(What you will do)
Go from the first line to the line with "const y = d3.scaleLinear().domain(cfg.yDom).range(cfg.yRange);" and return those lines verbatim, ends included.

(Given data)
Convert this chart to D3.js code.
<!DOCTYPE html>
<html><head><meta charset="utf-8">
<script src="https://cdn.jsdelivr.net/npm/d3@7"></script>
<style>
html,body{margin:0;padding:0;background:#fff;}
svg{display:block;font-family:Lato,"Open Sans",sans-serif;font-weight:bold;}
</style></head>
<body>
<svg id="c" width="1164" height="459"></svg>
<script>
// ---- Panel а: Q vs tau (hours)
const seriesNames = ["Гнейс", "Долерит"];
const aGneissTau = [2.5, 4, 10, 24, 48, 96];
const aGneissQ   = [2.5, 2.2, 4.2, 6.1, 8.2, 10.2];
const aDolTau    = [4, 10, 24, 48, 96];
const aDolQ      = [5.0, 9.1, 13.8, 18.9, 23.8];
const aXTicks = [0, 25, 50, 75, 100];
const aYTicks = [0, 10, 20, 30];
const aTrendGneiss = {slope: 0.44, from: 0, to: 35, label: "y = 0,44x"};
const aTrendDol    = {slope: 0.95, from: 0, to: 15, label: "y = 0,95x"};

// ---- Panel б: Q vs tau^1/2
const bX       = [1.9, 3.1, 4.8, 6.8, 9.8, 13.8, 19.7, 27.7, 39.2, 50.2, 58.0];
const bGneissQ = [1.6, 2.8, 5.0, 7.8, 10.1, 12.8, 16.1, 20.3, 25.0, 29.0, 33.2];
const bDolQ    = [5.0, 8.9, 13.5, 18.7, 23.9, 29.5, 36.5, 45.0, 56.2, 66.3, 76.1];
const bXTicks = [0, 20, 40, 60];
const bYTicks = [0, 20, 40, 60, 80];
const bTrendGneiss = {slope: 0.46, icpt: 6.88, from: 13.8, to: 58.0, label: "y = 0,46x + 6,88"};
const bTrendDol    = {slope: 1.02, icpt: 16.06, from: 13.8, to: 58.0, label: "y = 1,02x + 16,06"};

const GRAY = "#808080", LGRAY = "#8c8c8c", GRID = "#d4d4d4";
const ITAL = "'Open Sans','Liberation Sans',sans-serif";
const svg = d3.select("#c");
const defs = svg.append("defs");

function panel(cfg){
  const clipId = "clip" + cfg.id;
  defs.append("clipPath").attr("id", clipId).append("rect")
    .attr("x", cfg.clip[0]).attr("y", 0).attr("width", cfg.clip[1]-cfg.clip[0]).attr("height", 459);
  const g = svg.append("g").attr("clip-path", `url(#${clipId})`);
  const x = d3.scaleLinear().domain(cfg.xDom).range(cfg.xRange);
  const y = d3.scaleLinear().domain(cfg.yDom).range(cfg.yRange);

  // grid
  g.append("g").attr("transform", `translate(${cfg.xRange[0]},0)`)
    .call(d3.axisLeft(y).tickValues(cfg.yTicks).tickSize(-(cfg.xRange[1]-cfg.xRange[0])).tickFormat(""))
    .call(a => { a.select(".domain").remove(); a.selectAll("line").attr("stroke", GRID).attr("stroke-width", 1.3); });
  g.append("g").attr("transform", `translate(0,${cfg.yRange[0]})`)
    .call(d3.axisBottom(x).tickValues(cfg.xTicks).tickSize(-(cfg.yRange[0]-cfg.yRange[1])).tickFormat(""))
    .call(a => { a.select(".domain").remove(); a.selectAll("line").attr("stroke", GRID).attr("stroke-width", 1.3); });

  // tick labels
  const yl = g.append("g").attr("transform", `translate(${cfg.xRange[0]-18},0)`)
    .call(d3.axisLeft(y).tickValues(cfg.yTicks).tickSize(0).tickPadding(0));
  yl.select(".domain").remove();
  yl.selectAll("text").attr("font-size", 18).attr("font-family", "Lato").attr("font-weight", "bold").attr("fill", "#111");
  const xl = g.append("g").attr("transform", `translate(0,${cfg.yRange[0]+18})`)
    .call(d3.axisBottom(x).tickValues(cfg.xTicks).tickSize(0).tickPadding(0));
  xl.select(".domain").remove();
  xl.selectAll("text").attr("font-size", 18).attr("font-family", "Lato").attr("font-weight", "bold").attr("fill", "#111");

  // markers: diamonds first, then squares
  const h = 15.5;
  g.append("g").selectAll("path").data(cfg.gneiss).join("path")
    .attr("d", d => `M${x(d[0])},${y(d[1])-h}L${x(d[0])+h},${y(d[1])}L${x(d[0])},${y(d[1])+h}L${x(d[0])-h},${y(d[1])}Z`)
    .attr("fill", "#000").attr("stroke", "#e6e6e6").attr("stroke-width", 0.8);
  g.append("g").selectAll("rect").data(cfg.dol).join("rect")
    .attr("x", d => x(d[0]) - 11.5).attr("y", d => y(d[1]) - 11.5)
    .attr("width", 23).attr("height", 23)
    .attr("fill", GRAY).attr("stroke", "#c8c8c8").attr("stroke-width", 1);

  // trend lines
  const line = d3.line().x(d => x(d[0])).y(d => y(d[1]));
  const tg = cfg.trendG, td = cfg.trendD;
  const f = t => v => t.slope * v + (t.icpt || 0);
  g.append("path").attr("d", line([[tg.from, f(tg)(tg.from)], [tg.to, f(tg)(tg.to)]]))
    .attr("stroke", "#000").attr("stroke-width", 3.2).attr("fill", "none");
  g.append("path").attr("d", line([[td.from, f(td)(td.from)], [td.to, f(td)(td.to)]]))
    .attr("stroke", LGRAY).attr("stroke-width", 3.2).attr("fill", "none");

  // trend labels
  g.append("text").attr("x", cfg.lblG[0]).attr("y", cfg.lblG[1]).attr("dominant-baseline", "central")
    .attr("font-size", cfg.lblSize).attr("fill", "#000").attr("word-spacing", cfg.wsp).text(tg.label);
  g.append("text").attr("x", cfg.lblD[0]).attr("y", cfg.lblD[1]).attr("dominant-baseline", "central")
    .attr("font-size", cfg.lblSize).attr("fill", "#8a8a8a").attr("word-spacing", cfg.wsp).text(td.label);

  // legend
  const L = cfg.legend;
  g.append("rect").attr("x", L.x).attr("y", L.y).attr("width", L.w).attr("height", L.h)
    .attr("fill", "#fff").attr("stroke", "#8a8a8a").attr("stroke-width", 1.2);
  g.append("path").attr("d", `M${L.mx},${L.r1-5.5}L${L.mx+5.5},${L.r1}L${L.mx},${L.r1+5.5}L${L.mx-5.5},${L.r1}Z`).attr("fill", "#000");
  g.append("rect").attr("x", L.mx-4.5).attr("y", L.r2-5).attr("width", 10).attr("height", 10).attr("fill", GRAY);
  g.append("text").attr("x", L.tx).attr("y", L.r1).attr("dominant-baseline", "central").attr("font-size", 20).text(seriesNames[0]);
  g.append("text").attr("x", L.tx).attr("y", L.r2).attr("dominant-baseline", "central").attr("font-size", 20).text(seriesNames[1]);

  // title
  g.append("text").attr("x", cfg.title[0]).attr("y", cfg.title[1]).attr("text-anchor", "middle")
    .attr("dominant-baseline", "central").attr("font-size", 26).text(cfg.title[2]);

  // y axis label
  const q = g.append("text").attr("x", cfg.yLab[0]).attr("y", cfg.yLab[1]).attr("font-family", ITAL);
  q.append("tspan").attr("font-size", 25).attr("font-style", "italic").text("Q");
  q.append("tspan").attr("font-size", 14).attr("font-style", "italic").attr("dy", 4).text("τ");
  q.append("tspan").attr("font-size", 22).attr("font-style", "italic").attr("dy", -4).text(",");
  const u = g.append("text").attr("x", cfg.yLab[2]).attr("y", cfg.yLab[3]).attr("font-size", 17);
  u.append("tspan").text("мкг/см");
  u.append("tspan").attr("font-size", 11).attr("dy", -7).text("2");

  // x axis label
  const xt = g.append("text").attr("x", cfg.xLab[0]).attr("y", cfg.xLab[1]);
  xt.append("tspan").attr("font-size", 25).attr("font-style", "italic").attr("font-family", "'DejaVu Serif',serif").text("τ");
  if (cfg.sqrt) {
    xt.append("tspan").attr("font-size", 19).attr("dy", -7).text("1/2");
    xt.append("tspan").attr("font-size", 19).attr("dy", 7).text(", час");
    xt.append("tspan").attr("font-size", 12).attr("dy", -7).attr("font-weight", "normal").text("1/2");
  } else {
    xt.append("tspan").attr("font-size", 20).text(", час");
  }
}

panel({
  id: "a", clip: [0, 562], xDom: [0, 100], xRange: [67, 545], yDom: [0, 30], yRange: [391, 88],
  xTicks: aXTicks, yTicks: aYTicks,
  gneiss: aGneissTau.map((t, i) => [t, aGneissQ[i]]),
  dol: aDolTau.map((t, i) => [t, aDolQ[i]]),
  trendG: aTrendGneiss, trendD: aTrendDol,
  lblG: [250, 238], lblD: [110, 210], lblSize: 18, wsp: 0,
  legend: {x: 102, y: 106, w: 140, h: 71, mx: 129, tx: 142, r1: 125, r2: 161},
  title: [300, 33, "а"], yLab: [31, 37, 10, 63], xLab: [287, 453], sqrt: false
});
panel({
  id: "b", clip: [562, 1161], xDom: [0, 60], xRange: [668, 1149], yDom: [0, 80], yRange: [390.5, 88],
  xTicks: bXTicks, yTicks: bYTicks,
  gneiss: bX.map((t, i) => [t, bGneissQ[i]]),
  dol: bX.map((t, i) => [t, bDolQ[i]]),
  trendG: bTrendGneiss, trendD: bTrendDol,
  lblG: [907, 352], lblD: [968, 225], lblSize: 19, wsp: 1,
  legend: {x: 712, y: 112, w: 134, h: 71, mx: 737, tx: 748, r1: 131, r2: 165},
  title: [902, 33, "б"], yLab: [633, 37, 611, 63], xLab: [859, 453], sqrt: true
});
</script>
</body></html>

(Answer to this problem)
Convert this chart to D3.js code.
<!DOCTYPE html>
<html><head><meta charset="utf-8">
<script src="https://cdn.jsdelivr.net/npm/d3@7"></script>
<style>
html,body{margin:0;padding:0;background:#fff;}
svg{display:block;font-family:Lato,"Open Sans",sans-serif;font-weight:bold;}
</style></head>
<body>
<svg id="c" width="1164" height="459"></svg>
<script>
// ---- Panel а: Q vs tau (hours)
const seriesNames = ["Гнейс", "Долерит"];
const aGneissTau = [2.5, 4, 10, 24, 48, 96];
const aGneissQ   = [2.5, 2.2, 4.2, 6.1, 8.2, 10.2];
const aDolTau    = [4, 10, 24, 48, 96];
const aDolQ      = [5.0, 9.1, 13.8, 18.9, 23.8];
const aXTicks = [0, 25, 50, 75, 100];
const aYTicks = [0, 10, 20, 30];
const aTrendGneiss = {slope: 0.44, from: 0, to: 35, label: "y = 0,44x"};
const aTrendDol    = {slope: 0.95, from: 0, to: 15, label: "y = 0,95x"};

// ---- Panel б: Q vs tau^1/2
const bX       = [1.9, 3.1, 4.8, 6.8, 9.8, 13.8, 19.7, 27.7, 39.2, 50.2, 58.0];
const bGneissQ = [1.6, 2.8, 5.0, 7.8, 10.1, 12.8, 16.1, 20.3, 25.0, 29.0, 33.2];
const bDolQ    = [5.0, 8.9, 13.5, 18.7, 23.9, 29.5, 36.5, 45.0, 56.2, 66.3, 76.1];
const bXTicks = [0, 20, 40, 60];
const bYTicks = [0, 20, 40, 60, 80];
const bTrendGneiss = {slope: 0.46, icpt: 6.88, from: 13.8, to: 58.0, label: "y = 0,46x + 6,88"};
const bTrendDol    = {slope: 1.02, icpt: 16.06, from: 13.8, to: 58.0, label: "y = 1,02x + 16,06"};

const GRAY = "#808080", LGRAY = "#8c8c8c", GRID = "#d4d4d4";
const ITAL = "'Open Sans','Liberation Sans',sans-serif";
const svg = d3.select("#c");
const defs = svg.append("defs");

function panel(cfg){
  const clipId = "clip" + cfg.id;
  defs.append("clipPath").attr("id", clipId).append("rect")
    .attr("x", cfg.clip[0]).attr("y", 0).attr("width", cfg.clip[1]-cfg.clip[0]).attr("height", 459);
  const g = svg.append("g").attr("clip-path", `url(#${clipId})`);
  const x = d3.scaleLinear().domain(cfg.xDom).range(cfg.xRange);
  const y = d3.scaleLinear().domain(cfg.yDom).range(cfg.yRange);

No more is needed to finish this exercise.